Who was it that decided climbing songs should be slow?
If I tried to stay with the group I ride with on a long climb, grinding along at 60 RPM, I'd be off the back (and on my own) in no time flat.
Sure a climb should make you struggle to turn the pedals - but to replicate an actual climb outdoors, might I suggest having everyone maintain their cadence in the 80s? Or at least the high 70s?
I've been keeping track of rider's cadences during our group rides, especially when the grade turns positive. Anyone who appears strong is spinning smoothly at 75 RPM or more. The grinders hang on for a little while... just a little, before their leg muscles fatigue and someone ends up waiting at the top - to help them catch back on.
Bicycles have gears for a reason. My new VeloVie has 20 to choose from. How I decide which gear to be in is simple...
I select the gear that allows me to maintain my prefered cadence of ~85 to 95 RPM.
Going up, down or on a flat I'm continuously shifting to keep my pedals in this RPM range. The one exception would be on a long downhill where I will have shifted down to the point where I'm pushing a huge gear at ~ 60 RPM. The exact opposite of conventional thinking.
The typical rookie mistake on the road is to wait to shift until the road literally forces you to do something. They're pedalling merrily along during the beginning of the climb, with their cadence slowly decaying and forward momentum slowing. That is until someone stuck behind them (that would be me) yells SHIFT. By that point the damage is done and they've lost touch with the wheel they were following. Riders behind (again me) are forced to pass them and fight to close the gap before we (once more me) get dropped as well.
A more experienced cyclist will respond instantly to the feel of the road pushing back against their pedals and shift gears. Same with any feeling that their legs are tiring and starting to slow. Shifting to maintain or increase cadence moves the production of work from fatigued legs, up to your (hopefully) less stressed cardiovascular system.
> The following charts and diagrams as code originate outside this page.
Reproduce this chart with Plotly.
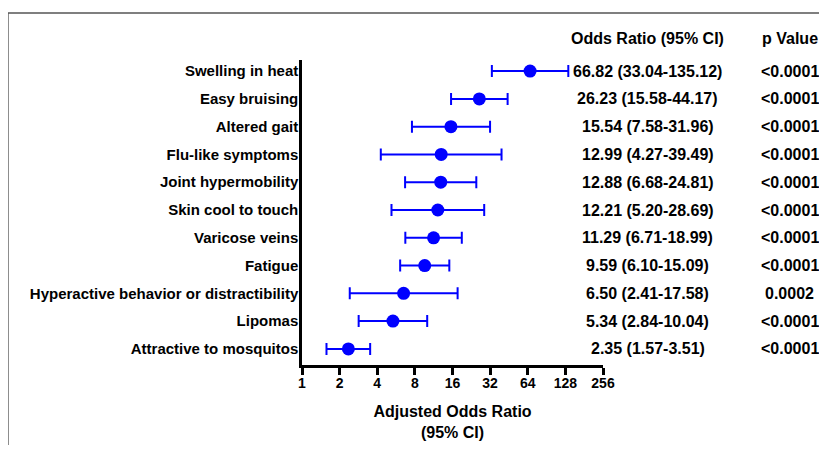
import plotly.graph_objects as go

symptoms = ["Swelling in heat", "Easy bruising", "Altered gait", "Flu-like symptoms",
            "Joint hypermobility", "Skin cool to touch", "Varicose veins", "Fatigue",
            "Hyperactive behavior or distractibility", "Lipomas", "Attractive to mosquitos"]
odds = [66.82, 26.23, 15.54, 12.99, 12.88, 12.21, 11.29, 9.59, 6.50, 5.34, 2.35]
ci_low = [33.04, 15.58, 7.58, 4.27, 6.68, 5.20, 6.71, 6.10, 2.41, 2.84, 1.57]
ci_high = [135.12, 44.17, 31.96, 39.49, 24.81, 28.69, 18.99, 15.09, 17.58, 10.04, 3.51]
or_text = ["66.82 (33.04-135.12)", "26.23 (15.58-44.17)", "15.54 (7.58-31.96)",
           "12.99 (4.27-39.49)", "12.88 (6.68-24.81)", "12.21 (5.20-28.69)",
           "11.29 (6.71-18.99)", "9.59 (6.10-15.09)", "6.50 (2.41-17.58)",
           "5.34 (2.84-10.04)", "2.35 (1.57-3.51)"]
p_values = ["<0.0001", "<0.0001", "<0.0001", "<0.0001", "<0.0001", "<0.0001",
            "<0.0001", "<0.0001", "0.0002", "<0.0001", "<0.0001"]
x_ticks = [1, 2, 4, 8, 16, 32, 64, 128, 256]

n = len(symptoms)
ypos = [n - 1 - i for i in range(n)]
FONT = "Liberation Sans, Arial, sans-serif"
OR_X = 1.1495
P_X = 1.62

fig = go.Figure()
fig.add_trace(go.Scatter(
    x=odds, y=ypos, mode="markers",
    marker=dict(color="#0000FF", size=13),
    error_x=dict(type="data", symmetric=False,
                 array=[h - o for h, o in zip(ci_high, odds)],
                 arrayminus=[o - l for o, l in zip(odds, ci_low)],
                 color="#0000FF", thickness=2, width=6),
    showlegend=False, hoverinfo="skip"))

annotations = []
for y, t, p in zip(ypos, or_text, p_values):
    annotations.append(dict(x=OR_X, y=y, xref="paper", yref="y", text="<b>%s</b>" % t,
                            showarrow=False, xanchor="center", yanchor="middle",
                            font=dict(size=16, color="black", family=FONT)))
    annotations.append(dict(x=P_X, y=y, xref="paper", yref="y", text="<b>%s</b>" % p,
                            showarrow=False, xanchor="center", yanchor="middle",
                            font=dict(size=16, color="black", family=FONT)))
annotations.append(dict(x=OR_X, y=1.07, xref="paper", yref="paper",
                        text="<b>Odds Ratio (95% CI)</b>", showarrow=False,
                        xanchor="center", yanchor="middle",
                        font=dict(size=16, color="black", family=FONT)))
annotations.append(dict(x=P_X, y=1.07, xref="paper", yref="paper",
                        text="<b>p Value</b>", showarrow=False,
                        xanchor="center", yanchor="middle",
                        font=dict(size=16, color="black", family=FONT)))

fig.update_layout(
    width=811, height=437,
    margin=dict(l=294, r=216, t=52, b=80),
    paper_bgcolor="white", plot_bgcolor="white",
    font=dict(family=FONT, color="black", size=14),
    xaxis=dict(type="log", range=[0, 2.40824], tickvals=x_ticks,
               ticktext=["<b>%d</b>" % v for v in x_ticks], automargin=False,
               showgrid=False, zeroline=False, showline=True, linecolor="black",
               linewidth=2.5, ticks="outside", ticklen=7, tickwidth=2.5,
               tickcolor="black", tickfont=dict(size=14), ticklabelstandoff=-4,
               title=dict(text="<b>Adjusted Odds Ratio<br>(95% CI)</b>",
                          font=dict(size=16), standoff=17)),
    yaxis=dict(range=[-0.58, 10.4], tickvals=ypos, automargin=False,
               ticktext=["<b>%s</b>" % s for s in symptoms],
               showgrid=False, zeroline=False, showline=True, linecolor="black",
               linewidth=2.5, ticks="", ticklabelstandoff=-2, tickfont=dict(size=15)),
    annotations=annotations,
    shapes=[
        dict(type="line", xref="paper", yref="paper", x0=-0.977, x1=-0.977,
             y0=1.154, y1=-0.3, line=dict(color="#555555", width=1.5)),
        dict(type="line", xref="paper", yref="paper", x0=-0.977, x1=1.8,
             y0=1.154, y1=1.154, line=dict(color="#555555", width=1.5)),
    ],
)

fig.write_html("out.html")
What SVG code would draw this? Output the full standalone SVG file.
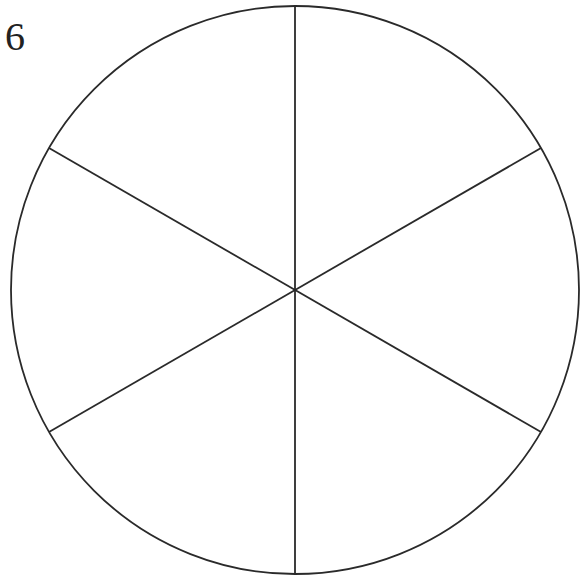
<svg xmlns="http://www.w3.org/2000/svg" width="582" height="581" viewBox="0 0 582 581">
<style>
.ln{stroke:#2a2a2a;stroke-width:1.8;fill:none}
.lbl{font-family:"Liberation Serif",serif;font-size:40px;fill:#222}
</style>
<rect width="582" height="581" fill="#fff"/>
<g id="circle"><circle class="ln" cx="295" cy="290" r="284"/></g>
<g id="connectors">
<line class="ln" x1="295" y1="6" x2="295" y2="574"/>
<line class="ln" x1="49" y1="148" x2="541" y2="432"/>
<line class="ln" x1="49" y1="432" x2="541" y2="148"/>
</g>
<g id="label"><text class="lbl" x="5" y="50">6</text></g>
</svg>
Todays free track is at a very powerful 85 RPM - but it's not a flat. Try coaching this as a climb. If you're riding a magnet cycle have everyone add load at 70 RPM until they feel the need to stand > then accelerate to the music's 85 RPM.
Friction folks will have participants find the tempo and then add the hill while staying with the music.
In either case, cuing everyone; "if you're feeling a burning in your legs > you're doing it right :)" "No burning? Then you're not keeping up, slipping off the back and you will be riding home alone!"